__TO BE DONE__:
Go through the data below and copy it exactly, skipping every picture.

__PROVIDED MATERIAL__:
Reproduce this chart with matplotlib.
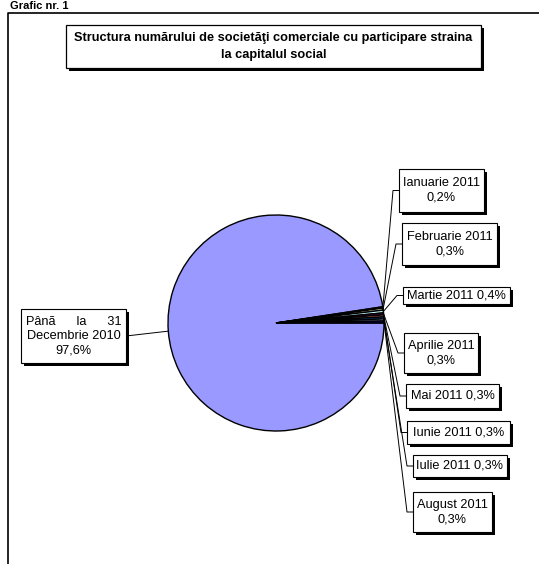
#!/usr/bin/env python3

import numpy as np
import matplotlib.pyplot as plt
from matplotlib.patches import Rectangle

plt.rcParams['font.family'] = ['Liberation Sans', 'DejaVu Sans']

# data
categories = ["Pânã      la      31\nDecembrie 2010", "Ianuarie 2011", "Februarie 2011",
              "Martie 2011", "Aprilie 2011", "Mai 2011", "Iunie 2011",
              "Iulie 2011", "August 2011"]
shares = [97.6, 0.2, 0.3, 0.4, 0.3, 0.3, 0.3, 0.3, 0.3]
colors = ["#9999FF", "#993366", "#FFFFCC", "#CCFFFF", "#660066",
          "#FF8080", "#0066CC", "#CCCCFF", "#000080"]
title = "Structura numărului de societăţi comerciale cu participare straina\nla capitalul social"

W, H = 539, 564
# label boxes in pixel coords: x0, x1, ytop, ybottom, two-line?
boxes = [
    (21, 126, 309, 363, True),
    (399, 484, 169, 212, True),
    (402, 497, 223, 265, True),
    (403, 510, 287, 304, False),
    (404, 478, 333, 373, True),
    (406, 499, 384, 408, False),
    (407, 510, 421, 444, False),
    (413, 507, 455, 477, False),
    (413, 492, 492, 532, True),
]
cx, cy, r = 276, 323, 108


def py(y):
    return H - y


def shadow_box(ax, x0, x1, y0, y1, lw=0.8, off=3):
    ax.add_patch(Rectangle((x0 + off, py(y1) - off), x1 - x0, y1 - y0,
                           facecolor="black", edgecolor="none", zorder=4))
    ax.add_patch(Rectangle((x0, py(y1)), x1 - x0, y1 - y0,
                           facecolor="white", edgecolor="black", lw=lw, zorder=5))


def main():
    fig = plt.figure(figsize=(W / 100, H / 100), dpi=100)
    ax = fig.add_axes([0, 0, 1, 1])

    # outer frame
    ax.plot([8, 8, W + 5], [-5, py(13), py(13)], color="black", lw=1.2)
    ax.text(10, py(1), "Grafic nr. 1", fontsize=8, fontweight="bold",
            ha="left", va="top")

    # title
    shadow_box(ax, 66, 481, 25, 68, lw=0.9)
    ax.text((66 + 481) / 2, py(46.5), title, fontsize=9.2, fontweight="bold",
            ha="center", va="center", zorder=6, linespacing=1.45)

    wedges, _ = ax.pie(shares, colors=colors, startangle=0, counterclock=False,
                       center=(cx, py(cy)), radius=r, frame=True,
                       wedgeprops=dict(edgecolor="black", linewidth=1.0))
    ax.set_xlim(0, W)
    ax.set_ylim(0, H)
    ax.set_aspect("equal")
    ax.axis("off")

    for i, (w, (x0, x1, yt, yb, wrap)) in enumerate(zip(wedges, boxes)):
        ang = np.deg2rad((w.theta1 + w.theta2) / 2)
        ex = cx + r * np.cos(ang)
        ey = py(cy) + r * np.sin(ang)
        ym = py((yt + yb) / 2)
        val = f"{shares[i]:.1f}".replace(".", ",") + "%"
        if i == 0:
            txt = categories[i] + "\n" + val
            ax.plot([ex, x1], [ey, ym], color="black", lw=0.7, zorder=3)
        else:
            txt = categories[i] + ("\n" if wrap else " ") + val
            ax.plot([ex, x0 - 6, x0], [ey, ym, ym], color="black", lw=0.7, zorder=3)
        shadow_box(ax, x0, x1, yt, yb)
        ax.text((x0 + x1) / 2, ym, txt, fontsize=9.2, ha="center", va="center",
                zorder=6, linespacing=1.25)

    fig.savefig("out.png", dpi=100, facecolor="white")


if __name__ == "__main__":
    main()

__RESULT__:
Reproduce this chart with matplotlib.
#!/usr/bin/env python3

import numpy as np
import matplotlib.pyplot as plt
from matplotlib.patches import Rectangle

plt.rcParams['font.family'] = ['Liberation Sans', 'DejaVu Sans']

# data
categories = ["Pânã      la      31\nDecembrie 2010", "Ianuarie 2011", "Februarie 2011",
              "Martie 2011", "Aprilie 2011", "Mai 2011", "Iunie 2011",
              "Iulie 2011", "August 2011"]
shares = [97.6, 0.2, 0.3, 0.4, 0.3, 0.3, 0.3, 0.3, 0.3]
colors = ["#9999FF", "#993366", "#FFFFCC", "#CCFFFF", "#660066",
          "#FF8080", "#0066CC", "#CCCCFF", "#000080"]
title = "Structura numărului de societăţi comerciale cu participare straina\nla capitalul social"

W, H = 539, 564
# label boxes in pixel coords: x0, x1, ytop, ybottom, two-line?
boxes = [
    (21, 126, 309, 363, True),
    (399, 484, 169, 212, True),
    (402, 497, 223, 265, True),
    (403, 510, 287, 304, False),
    (404, 478, 333, 373, True),
    (406, 499, 384, 408, False),
    (407, 510, 421, 444, False),
    (413, 507, 455, 477, False),
    (413, 492, 492, 532, True),
]
cx, cy, r = 276, 323, 108


def py(y):
    return H - y


def shadow_box(ax, x0, x1, y0, y1, lw=0.8, off=3):
    ax.add_patch(Rectangle((x0 + off, py(y1) - off), x1 - x0, y1 - y0,
                           facecolor="black", edgecolor="none", zorder=4))
    ax.add_patch(Rectangle((x0, py(y1)), x1 - x0, y1 - y0,
                           facecolor="white", edgecolor="black", lw=lw, zorder=5))


def main():
    fig = plt.figure(figsize=(W / 100, H / 100), dpi=100)
    ax = fig.add_axes([0, 0, 1, 1])

    # outer frame
    ax.plot([8, 8, W + 5], [-5, py(13), py(13)], color="black", lw=1.2)
    ax.text(10, py(1), "Grafic nr. 1", fontsize=8, fontweight="bold",
            ha="left", va="top")

    # title
    shadow_box(ax, 66, 481, 25, 68, lw=0.9)
    ax.text((66 + 481) / 2, py(46.5), title, fontsize=9.2, fontweight="bold",
            ha="center", va="center", zorder=6, linespacing=1.45)

    wedges, _ = ax.pie(shares, colors=colors, startangle=0, counterclock=False,
                       center=(cx, py(cy)), radius=r, frame=True,
                       wedgeprops=dict(edgecolor="black", linewidth=1.0))
    ax.set_xlim(0, W)
    ax.set_ylim(0, H)
    ax.set_aspect("equal")
    ax.axis("off")

    for i, (w, (x0, x1, yt, yb, wrap)) in enumerate(zip(wedges, boxes)):
        ang = np.deg2rad((w.theta1 + w.theta2) / 2)
        ex = cx + r * np.cos(ang)
        ey = py(cy) + r * np.sin(ang)
        ym = py((yt + yb) / 2)
        val = f"{shares[i]:.1f}".replace(".", ",") + "%"
        if i == 0:
            txt = categories[i] + "\n" + val
            ax.plot([ex, x1], [ey, ym], color="black", lw=0.7, zorder=3)
        else:
            txt = categories[i] + ("\n" if wrap else " ") + val
            ax.plot([ex, x0 - 6, x0], [ey, ym, ym], color="black", lw=0.7, zorder=3)
        shadow_box(ax, x0, x1, yt, yb)
        ax.text((x0 + x1) / 2, ym, txt, fontsize=9.2, ha="center", va="center",
                zorder=6, linespacing=1.25)

    fig.savefig("out.png", dpi=100, facecolor="white")


if __name__ == "__main__":
    main()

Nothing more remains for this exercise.